Where’s the corn chowder?

2 dvdr { 05.10.15 at 8:56 pm }

Any of the chowders..served up in a bread bowl..Mmm Mmm Good

3 marilyn vanscyoc { 04.01.15 at 9:41 am }

clam chowders– Cant wait to experiment to see which I like the best!

4 phyllislam92 { 02.02.15 at 12:36 pm }

I have done the clams I just am not a fan of chowders but I am not the only 1 in family my mom and husband both like chowders when it comes to clam chowders so I think it would be great to try 1 if not all of these chowders

5 SHEIL BAROWICH { 01.14.15 at 10:09 am }


6 Karen { 01.19.14 at 12:30 pm }

I had never lived out of the south when we moved to Massachusetts and tasted lobster and clams for the first time. Fell in love with anything with lobster in it, clams only so-so. Although I do love clam fritters made and served hot as they were down on the shore in R.I.
I sure do miss lobster!.Hard to find here in Alabama. Sometimes I buy a frozen lobster tail, thaw it and make a Lobster Sub. Those were so good. I order Lobster Chowder sometimes from a mail order catalog just to get the taste of lobster.

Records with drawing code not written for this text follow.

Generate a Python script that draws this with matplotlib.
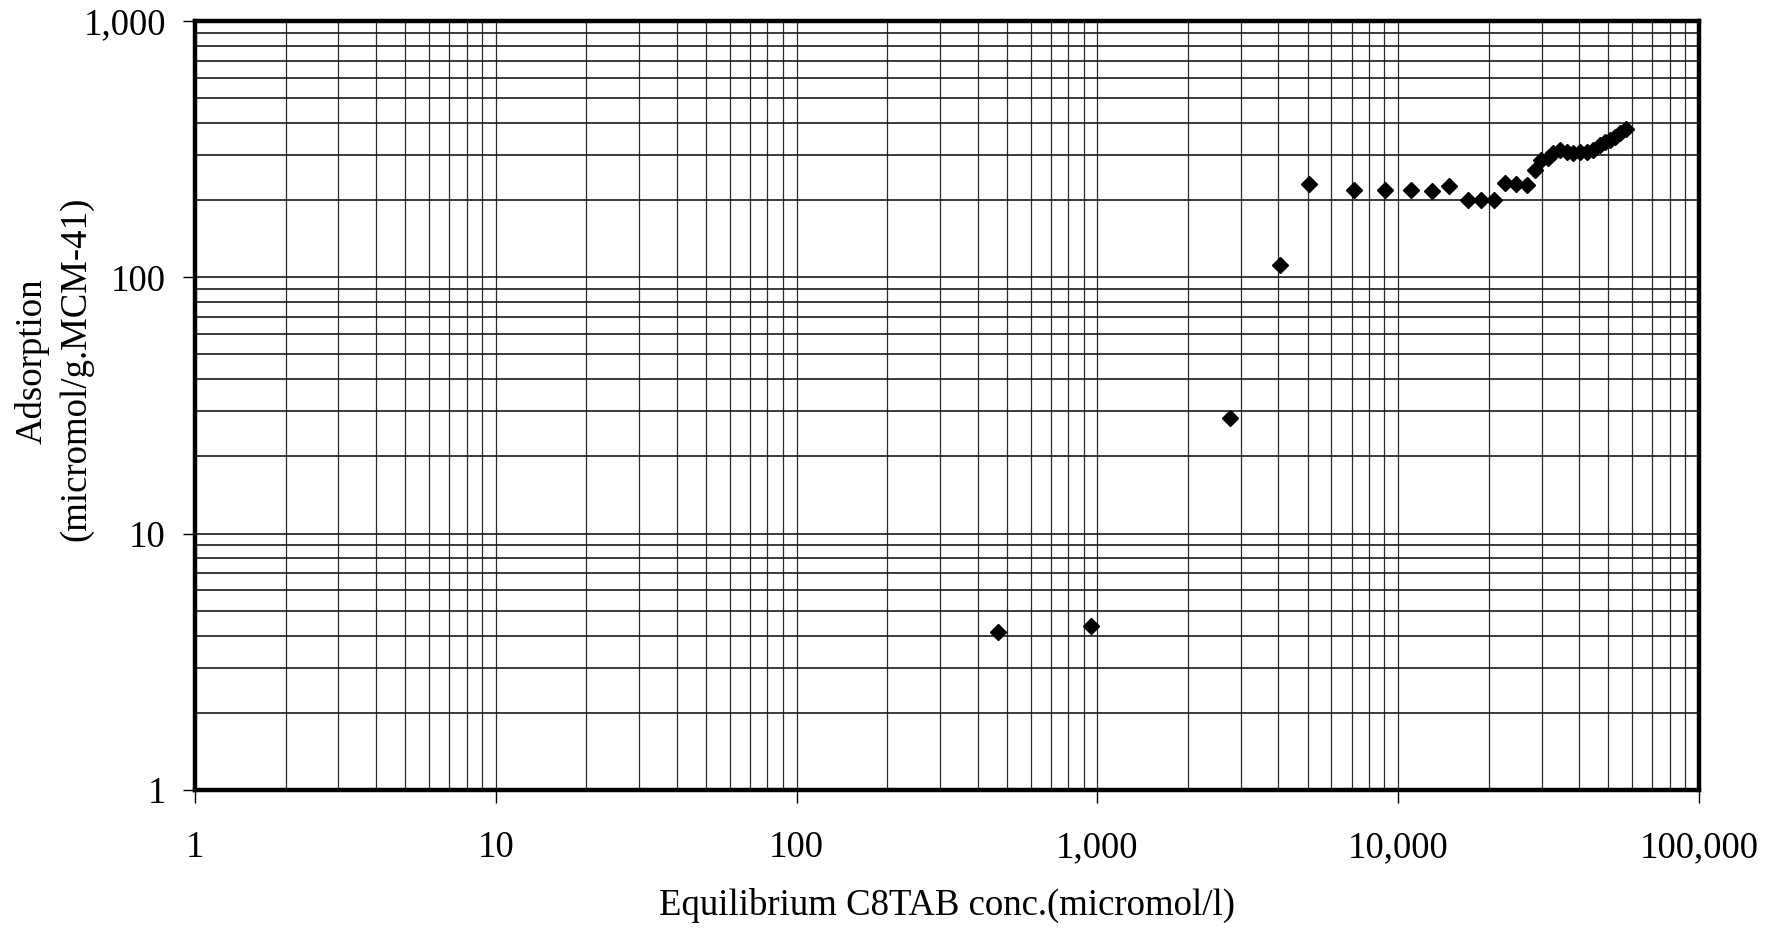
import matplotlib
matplotlib.use("Agg")
import matplotlib.pyplot as plt
from matplotlib.ticker import LogLocator, FuncFormatter, NullFormatter

# Equilibrium C8TAB concentration (micromol/l) and adsorption (micromol/g MCM-41)
conc = [468, 952, 2760, 4050, 5060, 7130, 9060, 11030, 12920, 14790,
        17110, 18840, 20870, 22650, 24640, 26740,
        28500, 29770, 31550, 32790, 34510, 36310, 38210, 40220, 42330,
        44530, 46880, 48700, 50580, 52560, 54620, 57160]
adsorption = [4.12, 4.38, 28.2, 111.7, 230.7, 219, 219, 219, 218, 227,
              200, 200, 200, 234, 231, 229,
              262, 287, 291, 305, 314, 309, 305, 309, 309,
              314, 329, 338, 344, 354, 365, 379]

x_ticks = [1, 10, 100, 1000, 10000, 100000]
y_ticks = [1, 10, 100, 1000]

plt.rcParams["font.family"] = ["Liberation Serif", "DejaVu Serif"]
FS = 26.5

fig = plt.figure(figsize=(17.74, 9.32), dpi=100)
ax = fig.add_axes([0.1099, 0.1524, 0.8478, 0.8251])

ax.set_xscale("log")
ax.set_yscale("log")
ax.set_xlim(1, 100000)
ax.set_ylim(1, 1000)

ax.plot(conc, adsorption, linestyle="none", marker="D", markersize=8.5,
        color="black", zorder=3)

ax.xaxis.set_minor_locator(LogLocator(base=10, subs=range(2, 10)))
ax.yaxis.set_minor_locator(LogLocator(base=10, subs=range(2, 10)))
ax.set_xticks(x_ticks)
ax.set_yticks(y_ticks)
fmt = FuncFormatter(lambda v, p: f"{int(round(v)):,}")
ax.xaxis.set_major_formatter(fmt)
ax.yaxis.set_major_formatter(fmt)
ax.xaxis.set_minor_formatter(NullFormatter())
ax.yaxis.set_minor_formatter(NullFormatter())

ax.tick_params(which="major", direction="out", length=9, width=1.0,
               labelsize=FS)
ax.tick_params(axis="x", which="major", pad=20)
ax.tick_params(axis="y", which="major", pad=12)
ax.tick_params(which="minor", length=0)

ax.grid(True, which="both", axis="x", color="#2a2a2a", linewidth=0.9)
ax.grid(True, which="both", axis="y", color="#1a1a1a", linewidth=1.2)
ax.set_axisbelow(True)

for s in ax.spines.values():
    s.set_linewidth(3.2)
    s.set_color("black")

ax.set_xlabel("Equilibrium C8TAB conc.(micromol/l)", fontsize=FS, labelpad=17)
fig.text(0.018, 1 - 361 / 932, "Adsorption", rotation=90, fontsize=FS,
         ha="center", va="center")
fig.text(0.043, 1 - 369 / 932, "(micromol/g.MCM-41)", rotation=90, fontsize=FS,
         ha="center", va="center")

fig.savefig("out.png", dpi=100, facecolor="white")
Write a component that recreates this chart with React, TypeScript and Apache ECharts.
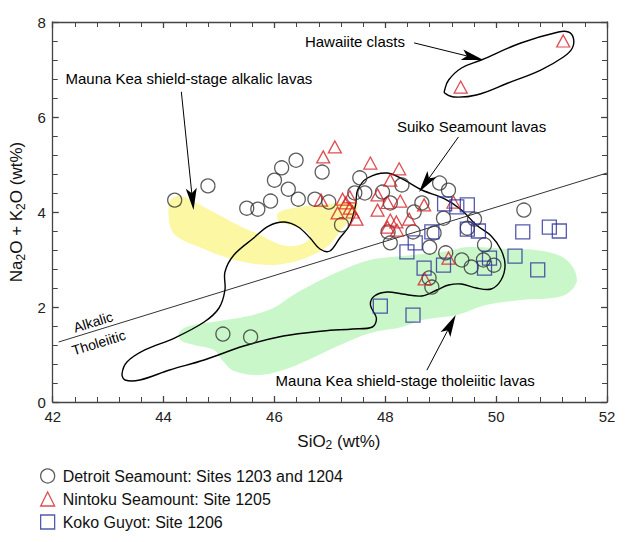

7 Michelle { 01.16.14 at 7:07 pm }

I didn’t see corn chowder mentioned(:)

8 Jeff Pauly { 01.15.14 at 1:01 pm }

I love just about any type of chowder, although clam chowder is my favorite. On a trip once up the Pacific coast, I stopped at a number of places to try the chowder as long as it was made from scratch. I continue to sample chowders whenever I’m on the coast. Santa Cruz Ca. has an annual chowder festival usually in February. I hope to make it one time.